Many metal acts have graced the stage at Pensacola’s Vinyl Music Hall, but none have had quite the impact that Amon Amarth and Goatwhore delivered to our many local metalheads. Since 2012, I have seen just about every metal act that has rolled through the venue—Killswitch Engage, the Black Dahlia Murder, Cannibal Corpse, and the mighty Gwar. These bands have graced us with immensely powerful shows time and time again.


But I was completely overwhelmed by Amon Amarth and Goatwhore. This was the first sold out metal show I have ever seen at the Vinyl Music Hall, and it was on a Monday.


Once I walked in through those doors, a familiar feeling hit me, something that was missing for a while. It was a sense of community that surrounded me, an energy that is unmistakable. I frequent many concerts in the area, but nothing feels more like home than a metal show.


Known for being at the forefront of the blackened death metal subgenre, New Orleans’ Goatwhore has developed a cult following, bringing with them a unique sound that many bands today still try to emulate, including lyrical topics such as the occult, Satanism, witchcraft, and Armageddon. Presenting many of their best songs—“Apocalyptic Havoc,” “Nocturnal Conjuration of the Accursed,” “Unraveling Paradise,” and “FBS”—Goatwhore’s sheer power was an amazing feat to witness. I was especially impressed with touring bassist Rob Coleman, who provided much interaction with the audience.


On drums, Zack Simmons demonstrated some very groovy rhythms alongside the traditional heavy, blasting drums that are signature to black metal and death metal. Louis Benjamin Falgoust II’s voice was impeccable, with growls and harsh screams reminiscent of a wild animal on the hunt. After some onstage shenanigans between Louis and lead guitarist (and absolute riff lord) Sammy Duet, Goatwhore unleashed a brand new song (“Vengeful Ascension”) and album announcement on us.


The anticipation I had for Amon Amarth was intense. I was engaged in total fanboy mode for a band that I had been following for almost 10 years. Known for their amazing lead guitar, crushing basslines, pulse-pounding drumming, and amazing lyricism (Norse mythology and legends), it was easy to see why this band became a favorite among metal fans.

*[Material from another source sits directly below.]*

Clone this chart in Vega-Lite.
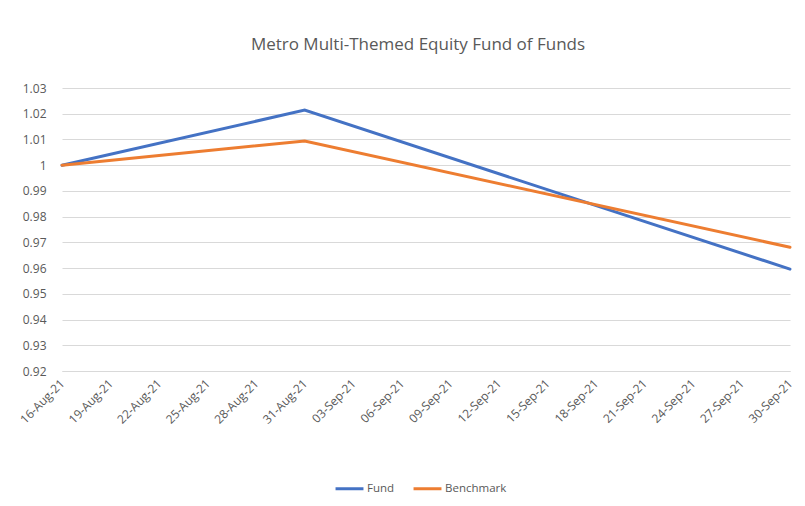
{
  "$schema": "https://vega.github.io/schema/vega-lite/v6.json",
  "width": 728,
  "height": 283,
  "autosize": {"type": "none"},
  "padding": {"left": 62, "top": 88, "right": 15, "bottom": 135},
  "background": "white",
  "title": {
    "text": "Metro Multi-Themed Equity Fund of Funds",
    "font": "Open Sans",
    "fontSize": 17,
    "fontWeight": "normal",
    "color": "#595959",
    "offset": 28,
    "anchor": "middle",
    "dx": -8
  },
  "data": {
    "values": [
      {"date": "2021-08-16", "series": "Fund", "value": 1.0},
      {"date": "2021-08-31", "series": "Fund", "value": 1.0214},
      {"date": "2021-09-30", "series": "Fund", "value": 0.9596},
      {"date": "2021-08-16", "series": "Benchmark", "value": 1.0},
      {"date": "2021-08-31", "series": "Benchmark", "value": 1.0094},
      {"date": "2021-09-30", "series": "Benchmark", "value": 0.9681}
    ]
  },
  "mark": {"type": "line", "strokeWidth": 3, "strokeCap": "round"},
  "encoding": {
    "x": {
      "field": "date",
      "type": "temporal",
      "scale": {
        "type": "utc",
        "domain": [
          {"year": 2021, "month": 8, "date": 16, "utc": true},
          {"year": 2021, "month": 9, "date": 30, "utc": true}
        ]
      },
      "axis": {
        "title": null,
        "format": "%d-%b-%y",
        "values": [
          {"year": 2021, "month": 8, "date": 16, "utc": true},
          {"year": 2021, "month": 8, "date": 19, "utc": true},
          {"year": 2021, "month": 8, "date": 22, "utc": true},
          {"year": 2021, "month": 8, "date": 25, "utc": true},
          {"year": 2021, "month": 8, "date": 28, "utc": true},
          {"year": 2021, "month": 8, "date": 31, "utc": true},
          {"year": 2021, "month": 9, "date": 3, "utc": true},
          {"year": 2021, "month": 9, "date": 6, "utc": true},
          {"year": 2021, "month": 9, "date": 9, "utc": true},
          {"year": 2021, "month": 9, "date": 12, "utc": true},
          {"year": 2021, "month": 9, "date": 15, "utc": true},
          {"year": 2021, "month": 9, "date": 18, "utc": true},
          {"year": 2021, "month": 9, "date": 21, "utc": true},
          {"year": 2021, "month": 9, "date": 24, "utc": true},
          {"year": 2021, "month": 9, "date": 27, "utc": true},
          {"year": 2021, "month": 9, "date": 30, "utc": true}
        ],
        "labelAngle": -45,
        "labelAlign": "right",
        "labelBaseline": "middle",
        "labelPadding": 10,
        "labelFont": "Open Sans",
        "labelFontSize": 12,
        "labelColor": "#595959",
        "labelOverlap": false,
        "labelFlush": false,
        "grid": false,
        "ticks": false,
        "domain": true,
        "domainColor": "#d9d9d9",
        "domainWidth": 1
      }
    },
    "y": {
      "field": "value",
      "type": "quantitative",
      "scale": {"domain": [0.92, 1.03], "zero": false, "nice": false},
      "axis": {
        "title": null,
        "values": [0.92, 0.93, 0.94, 0.95, 0.96, 0.97, 0.98, 0.99, 1, 1.01, 1.02, 1.03],
        "format": "~g",
        "labelFont": "Open Sans",
        "labelFontSize": 12,
        "labelColor": "#595959",
        "labelPadding": 16,
        "ticks": false,
        "domain": false,
        "grid": true,
        "gridColor": "#d9d9d9",
        "gridWidth": 1
      }
    },
    "color": {
      "field": "series",
      "type": "nominal",
      "scale": {"domain": ["Fund", "Benchmark"], "range": ["#4472C4", "#ED7D31"]},
      "legend": {
        "title": null,
        "orient": "none",
        "legendX": 272,
        "legendY": 385,
        "direction": "horizontal",
        "symbolType": "stroke",
        "symbolStrokeWidth": 3,
        "symbolSize": 780,
        "labelFont": "Open Sans",
        "labelFontSize": 11.5,
        "labelColor": "#595959",
        "columnPadding": 12,
        "labelOffset": 2
      }
    }
  },
  "config": {"view": {"stroke": null}}
}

It’s because they’re actual Vikings.


With my mjolnir amulet around my neck, I was ecstatic and extremely exhausted. Up until that point, I was in the mosh pit with my fellow metalheads. I thought I was about to throw in the towel for the night and just enjoy the show like a responsible adult, but all of that was thrown away once Amon Amarth began took the stage. I was yelling and chanting for a band that I had admired since childhood.


The Stockholm band opened with a fan favorite, “The Pursuit of Vikings,” and the entire place erupted. More moshing broke out, everyone is jumped to the music, and we were all pushed toward the front in a massive rush to the stage. The setlist contained Amon Amarth’s best-known songs, including “Cry of the Blackbirds,” “Guardians of Asgaard,” “Free Will Sacrifice,” “War of the Gods,” “Destroyer of the Universe,” “Father of the Wolf,” “The Way of Vikings,” “Raise Your Horns” and “Death in Fire.”


Johan Hegg stood tall among his band of Vikings, delivering some of the most brutal vocals known to the metal world, demanding us to release our inner berserker. Jocke Wallgren, the band’s drummer and newest member, performed all of the driving, pounding percussion rhythms to absolute perfection. He also showed us his technical prowess behind the kit during a blistering drum solo, which is something more concerts need.


Guitarists Olavi Mikkonen and Johan Soderberg were incredible masters of shreddings, whether it was through heavy riffage or monstrous solos and dual harmonies. On bass, Ted Lundström provided the growly low-end carnage needed to seal together the sounds for one of the greatest heavy metal bands of all time.


Once the show was finished, the crowd began to chant for one more song. Any fan of this band knew that there was one song missing from the set, and forgetting it would be a complete travesty. Post-tease, Amon Amarth marched back on stage and played their breakout song “Twilight of the Thunder God,” an epic ode to Thor.


The concert was an experience that I will cherish for the rest of my life.